* **Provided data**:
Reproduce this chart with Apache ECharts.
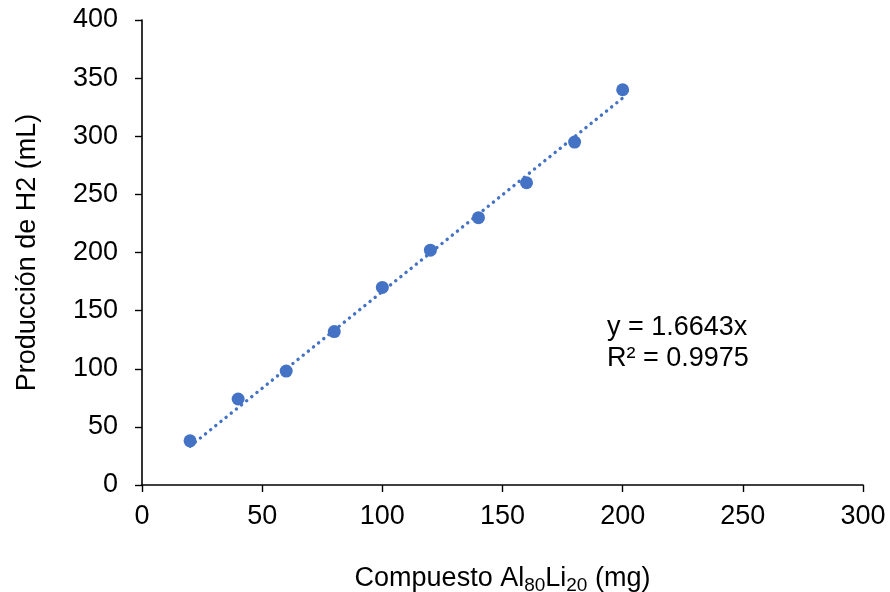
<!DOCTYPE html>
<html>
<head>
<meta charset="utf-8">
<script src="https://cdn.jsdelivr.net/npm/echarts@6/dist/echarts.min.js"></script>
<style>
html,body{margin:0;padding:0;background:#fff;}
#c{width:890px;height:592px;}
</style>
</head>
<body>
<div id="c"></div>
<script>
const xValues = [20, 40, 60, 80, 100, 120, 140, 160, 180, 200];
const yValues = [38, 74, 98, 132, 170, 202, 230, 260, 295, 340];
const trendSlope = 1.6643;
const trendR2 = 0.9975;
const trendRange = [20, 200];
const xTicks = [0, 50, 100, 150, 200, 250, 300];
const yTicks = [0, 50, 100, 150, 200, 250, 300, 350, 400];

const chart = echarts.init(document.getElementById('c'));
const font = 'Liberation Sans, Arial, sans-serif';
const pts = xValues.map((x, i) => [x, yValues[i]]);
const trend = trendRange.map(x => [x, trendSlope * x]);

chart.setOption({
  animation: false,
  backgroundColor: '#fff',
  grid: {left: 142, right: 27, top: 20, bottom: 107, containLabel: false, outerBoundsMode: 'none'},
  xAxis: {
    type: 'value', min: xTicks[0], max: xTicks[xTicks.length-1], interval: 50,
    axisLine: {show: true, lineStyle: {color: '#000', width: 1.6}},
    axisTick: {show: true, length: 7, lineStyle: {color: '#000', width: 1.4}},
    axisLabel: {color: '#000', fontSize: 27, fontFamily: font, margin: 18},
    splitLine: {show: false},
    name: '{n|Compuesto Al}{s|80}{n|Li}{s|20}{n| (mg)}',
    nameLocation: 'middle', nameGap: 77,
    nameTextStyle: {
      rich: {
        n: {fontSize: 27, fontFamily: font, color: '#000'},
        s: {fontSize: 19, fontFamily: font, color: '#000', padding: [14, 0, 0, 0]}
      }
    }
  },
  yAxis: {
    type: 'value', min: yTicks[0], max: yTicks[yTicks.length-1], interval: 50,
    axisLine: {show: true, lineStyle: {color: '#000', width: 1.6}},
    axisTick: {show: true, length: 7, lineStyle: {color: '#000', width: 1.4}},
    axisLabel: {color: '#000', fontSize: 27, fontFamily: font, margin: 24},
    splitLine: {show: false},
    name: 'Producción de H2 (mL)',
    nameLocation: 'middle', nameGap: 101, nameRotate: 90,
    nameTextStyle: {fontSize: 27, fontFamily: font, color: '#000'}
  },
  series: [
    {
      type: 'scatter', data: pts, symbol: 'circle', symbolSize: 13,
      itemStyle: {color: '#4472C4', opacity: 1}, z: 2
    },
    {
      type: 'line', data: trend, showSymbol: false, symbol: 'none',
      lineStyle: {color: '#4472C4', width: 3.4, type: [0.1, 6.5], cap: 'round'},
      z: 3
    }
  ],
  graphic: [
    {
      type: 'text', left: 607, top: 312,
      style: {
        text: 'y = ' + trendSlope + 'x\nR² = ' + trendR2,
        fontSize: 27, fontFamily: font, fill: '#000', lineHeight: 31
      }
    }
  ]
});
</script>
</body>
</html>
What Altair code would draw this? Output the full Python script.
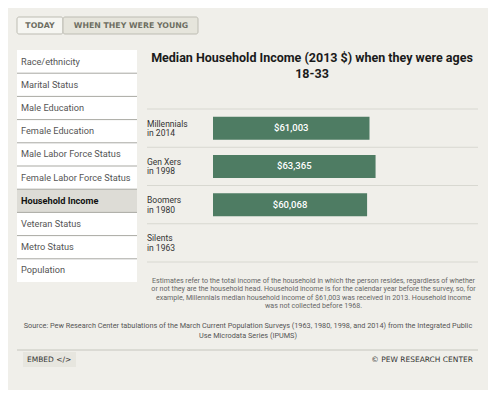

* **The request**:
Search the preceding listing for the word "this" and pull out every line that holds it.

* **Solved problem**:
Reproduce this chart with Apache ECharts.
What Altair code would draw this? Output the full Python script.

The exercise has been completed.